As we’ve seen, setting up a scroll listener to run a fixed-duration animation on the Toolbar yourself is straightforward and requires very little code. It’s easy to see what’s going on, even to developers new to the platform.

I don’t believe the same can be said about the CoordinatorLayout Behavior approach. If you’re anything like me and other Android developers I’ve worked with, you’ll find yourself referring back to documentation to understand the effect of the different app bar layout behaviors each time you encounter them. The names aren’t self-documenting.

If and when you need to implement more complex animations in your layout in response to scroll events, the extra power offered by the library might be exactly what you need.
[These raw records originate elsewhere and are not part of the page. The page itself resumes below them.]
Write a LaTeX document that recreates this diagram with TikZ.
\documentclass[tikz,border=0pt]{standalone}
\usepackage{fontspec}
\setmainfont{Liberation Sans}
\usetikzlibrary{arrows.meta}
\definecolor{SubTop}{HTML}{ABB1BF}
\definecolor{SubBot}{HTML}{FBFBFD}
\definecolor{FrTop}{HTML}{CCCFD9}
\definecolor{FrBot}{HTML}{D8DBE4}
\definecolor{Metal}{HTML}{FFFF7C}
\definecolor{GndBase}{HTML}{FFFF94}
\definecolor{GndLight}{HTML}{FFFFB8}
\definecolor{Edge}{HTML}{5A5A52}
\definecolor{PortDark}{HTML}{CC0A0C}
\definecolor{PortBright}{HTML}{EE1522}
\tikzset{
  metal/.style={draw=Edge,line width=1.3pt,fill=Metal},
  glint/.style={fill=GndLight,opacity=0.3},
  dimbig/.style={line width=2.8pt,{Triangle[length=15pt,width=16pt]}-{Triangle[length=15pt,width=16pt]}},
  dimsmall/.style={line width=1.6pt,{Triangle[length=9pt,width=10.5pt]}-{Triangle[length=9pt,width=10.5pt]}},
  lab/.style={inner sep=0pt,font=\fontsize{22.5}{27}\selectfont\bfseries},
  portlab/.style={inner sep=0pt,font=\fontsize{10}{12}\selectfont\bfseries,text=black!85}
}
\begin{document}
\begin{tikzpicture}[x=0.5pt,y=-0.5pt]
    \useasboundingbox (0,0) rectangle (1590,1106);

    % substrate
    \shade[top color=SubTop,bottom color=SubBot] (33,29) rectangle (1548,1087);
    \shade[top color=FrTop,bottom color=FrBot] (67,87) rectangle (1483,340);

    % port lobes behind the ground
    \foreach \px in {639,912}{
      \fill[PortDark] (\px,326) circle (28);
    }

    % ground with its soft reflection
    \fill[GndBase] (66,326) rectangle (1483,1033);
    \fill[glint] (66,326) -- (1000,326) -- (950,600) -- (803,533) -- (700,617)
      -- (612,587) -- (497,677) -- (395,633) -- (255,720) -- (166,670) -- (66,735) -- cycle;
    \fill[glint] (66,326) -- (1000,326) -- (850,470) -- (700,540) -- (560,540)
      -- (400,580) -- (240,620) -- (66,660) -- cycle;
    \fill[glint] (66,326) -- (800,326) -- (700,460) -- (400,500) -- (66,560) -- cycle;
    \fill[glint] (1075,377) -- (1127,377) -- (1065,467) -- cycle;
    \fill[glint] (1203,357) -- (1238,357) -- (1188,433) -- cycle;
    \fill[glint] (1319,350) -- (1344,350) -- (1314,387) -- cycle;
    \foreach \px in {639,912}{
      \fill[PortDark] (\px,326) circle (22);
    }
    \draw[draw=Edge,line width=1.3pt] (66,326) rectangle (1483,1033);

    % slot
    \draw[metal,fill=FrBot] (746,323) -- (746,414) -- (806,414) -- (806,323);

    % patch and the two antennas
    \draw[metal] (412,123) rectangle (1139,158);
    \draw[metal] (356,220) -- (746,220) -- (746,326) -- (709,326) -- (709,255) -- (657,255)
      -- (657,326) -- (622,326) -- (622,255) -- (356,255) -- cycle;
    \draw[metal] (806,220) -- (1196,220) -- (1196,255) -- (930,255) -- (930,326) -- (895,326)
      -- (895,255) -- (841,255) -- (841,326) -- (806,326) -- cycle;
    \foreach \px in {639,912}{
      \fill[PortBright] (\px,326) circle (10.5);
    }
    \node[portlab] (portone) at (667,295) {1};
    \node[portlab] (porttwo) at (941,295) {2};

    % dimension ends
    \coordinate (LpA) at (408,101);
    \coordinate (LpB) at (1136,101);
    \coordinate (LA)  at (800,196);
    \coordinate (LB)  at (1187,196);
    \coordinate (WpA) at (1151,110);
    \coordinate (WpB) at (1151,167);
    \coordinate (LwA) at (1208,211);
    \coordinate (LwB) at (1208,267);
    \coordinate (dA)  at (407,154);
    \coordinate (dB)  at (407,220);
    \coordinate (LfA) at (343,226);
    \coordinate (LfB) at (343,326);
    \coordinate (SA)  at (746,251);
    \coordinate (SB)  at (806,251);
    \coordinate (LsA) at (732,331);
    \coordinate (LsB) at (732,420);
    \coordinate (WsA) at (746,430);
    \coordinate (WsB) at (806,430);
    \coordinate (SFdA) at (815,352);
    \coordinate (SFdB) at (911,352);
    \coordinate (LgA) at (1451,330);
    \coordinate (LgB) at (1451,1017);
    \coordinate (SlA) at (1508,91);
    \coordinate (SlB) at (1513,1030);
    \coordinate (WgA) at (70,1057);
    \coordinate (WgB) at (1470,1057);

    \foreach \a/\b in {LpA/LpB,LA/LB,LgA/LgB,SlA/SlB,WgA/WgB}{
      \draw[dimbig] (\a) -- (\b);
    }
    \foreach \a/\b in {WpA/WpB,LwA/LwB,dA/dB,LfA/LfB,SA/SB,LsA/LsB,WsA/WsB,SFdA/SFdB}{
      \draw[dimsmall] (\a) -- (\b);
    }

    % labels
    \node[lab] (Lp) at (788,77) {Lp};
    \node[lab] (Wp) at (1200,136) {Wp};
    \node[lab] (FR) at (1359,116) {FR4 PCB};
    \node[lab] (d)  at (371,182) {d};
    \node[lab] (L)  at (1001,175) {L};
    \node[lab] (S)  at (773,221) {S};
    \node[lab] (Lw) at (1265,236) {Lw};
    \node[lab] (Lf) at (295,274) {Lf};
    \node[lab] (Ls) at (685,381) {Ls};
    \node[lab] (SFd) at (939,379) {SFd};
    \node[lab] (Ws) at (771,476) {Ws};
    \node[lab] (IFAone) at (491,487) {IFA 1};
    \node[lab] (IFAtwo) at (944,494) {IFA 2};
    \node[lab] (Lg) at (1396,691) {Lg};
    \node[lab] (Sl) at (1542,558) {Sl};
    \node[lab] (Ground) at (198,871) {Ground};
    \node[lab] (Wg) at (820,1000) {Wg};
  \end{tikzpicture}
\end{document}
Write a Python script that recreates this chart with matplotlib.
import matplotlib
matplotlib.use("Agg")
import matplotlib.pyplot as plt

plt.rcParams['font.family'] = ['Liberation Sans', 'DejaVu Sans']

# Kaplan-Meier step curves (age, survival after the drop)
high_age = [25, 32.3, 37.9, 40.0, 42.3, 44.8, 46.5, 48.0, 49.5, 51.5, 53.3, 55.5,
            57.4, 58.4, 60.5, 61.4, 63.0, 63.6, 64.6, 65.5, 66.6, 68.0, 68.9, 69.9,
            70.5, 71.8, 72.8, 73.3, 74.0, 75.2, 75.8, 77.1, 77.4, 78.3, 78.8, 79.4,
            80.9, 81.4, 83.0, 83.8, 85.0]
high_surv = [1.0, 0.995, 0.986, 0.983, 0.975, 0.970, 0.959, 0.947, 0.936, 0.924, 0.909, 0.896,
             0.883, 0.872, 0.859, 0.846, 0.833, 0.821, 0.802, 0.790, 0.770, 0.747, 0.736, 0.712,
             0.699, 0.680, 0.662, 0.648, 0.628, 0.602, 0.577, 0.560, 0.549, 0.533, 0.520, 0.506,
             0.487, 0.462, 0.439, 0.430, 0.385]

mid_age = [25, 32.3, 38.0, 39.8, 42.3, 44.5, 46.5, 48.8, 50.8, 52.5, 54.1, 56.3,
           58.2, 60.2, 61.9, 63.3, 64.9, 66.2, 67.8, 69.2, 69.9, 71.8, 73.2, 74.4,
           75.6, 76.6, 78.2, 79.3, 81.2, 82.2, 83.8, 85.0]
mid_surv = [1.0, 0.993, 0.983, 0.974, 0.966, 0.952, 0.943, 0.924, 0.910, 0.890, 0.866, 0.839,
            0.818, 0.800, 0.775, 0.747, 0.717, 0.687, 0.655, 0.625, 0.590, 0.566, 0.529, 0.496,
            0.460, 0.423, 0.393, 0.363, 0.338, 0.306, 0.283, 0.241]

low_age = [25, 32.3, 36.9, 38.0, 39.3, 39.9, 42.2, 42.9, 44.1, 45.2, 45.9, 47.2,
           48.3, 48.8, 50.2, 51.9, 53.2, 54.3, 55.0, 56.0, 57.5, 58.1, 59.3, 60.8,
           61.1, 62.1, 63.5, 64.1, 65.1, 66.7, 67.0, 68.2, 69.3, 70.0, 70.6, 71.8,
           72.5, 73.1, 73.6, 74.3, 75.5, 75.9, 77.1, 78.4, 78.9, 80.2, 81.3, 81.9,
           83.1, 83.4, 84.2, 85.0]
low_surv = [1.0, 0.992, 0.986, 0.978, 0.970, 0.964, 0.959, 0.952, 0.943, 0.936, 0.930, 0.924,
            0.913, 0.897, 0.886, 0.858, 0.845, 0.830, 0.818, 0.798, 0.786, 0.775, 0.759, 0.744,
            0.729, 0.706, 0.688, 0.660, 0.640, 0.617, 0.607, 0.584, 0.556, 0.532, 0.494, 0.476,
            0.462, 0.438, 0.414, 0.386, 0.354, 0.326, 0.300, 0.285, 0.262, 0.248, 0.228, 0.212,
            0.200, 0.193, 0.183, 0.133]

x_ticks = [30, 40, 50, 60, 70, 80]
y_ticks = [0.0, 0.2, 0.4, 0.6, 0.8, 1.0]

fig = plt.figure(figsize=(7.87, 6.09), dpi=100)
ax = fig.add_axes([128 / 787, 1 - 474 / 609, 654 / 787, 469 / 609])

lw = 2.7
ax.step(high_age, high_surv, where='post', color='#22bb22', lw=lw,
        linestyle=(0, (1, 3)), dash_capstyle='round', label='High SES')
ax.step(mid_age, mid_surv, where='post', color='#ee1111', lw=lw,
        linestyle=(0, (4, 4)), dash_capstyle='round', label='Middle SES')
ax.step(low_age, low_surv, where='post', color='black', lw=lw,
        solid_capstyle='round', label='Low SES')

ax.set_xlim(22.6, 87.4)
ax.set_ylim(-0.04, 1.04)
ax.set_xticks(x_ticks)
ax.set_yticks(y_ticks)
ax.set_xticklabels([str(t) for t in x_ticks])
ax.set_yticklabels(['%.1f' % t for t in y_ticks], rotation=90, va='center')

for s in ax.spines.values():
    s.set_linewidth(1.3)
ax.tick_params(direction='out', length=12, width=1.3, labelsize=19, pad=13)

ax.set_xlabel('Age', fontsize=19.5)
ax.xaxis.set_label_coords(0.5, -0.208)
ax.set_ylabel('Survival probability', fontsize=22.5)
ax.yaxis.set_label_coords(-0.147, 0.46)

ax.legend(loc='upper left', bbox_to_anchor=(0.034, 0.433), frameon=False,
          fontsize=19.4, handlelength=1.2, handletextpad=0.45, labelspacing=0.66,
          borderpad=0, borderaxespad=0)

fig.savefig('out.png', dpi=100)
For simple cases like this however, the trade-off in complexity and readability probably isn’t worth it.

Remember the KISS and YAGNI principles.

Q: What about just using a custom CoordinatorLayout Behavior to hide the FAB?

Yes that can be done — the recommended approach was to use CoordinatorLayout as your root layout, create a new ScrollAwareFABBehavior class that extends FloatingActionButton.Behavior, setting it as the FAB’s layout_behavior in XML, and this will work fine.

That is, it did work fine until v25.1.0 of the Design Support Library. This version introduced a breaking change whereby Views whose visibility is GONE would no longer received nested scroll events. This is true for FABs after hide() is called, meaning your FAB would hide once and never reappear.

The recommended solution/workaround was to create a new Behavior for the scrolling view itself to iterate through all of the CoordinatorLayout’s child Views, checking if they’re FABs via runtime type-checking, and then animating them if they are.

Even ignoring potential performance issues of this approach, I found this to be a needlessly complex and opaque solution when contrasted with simply calling hide() or show() on the FAB in a scroll listener.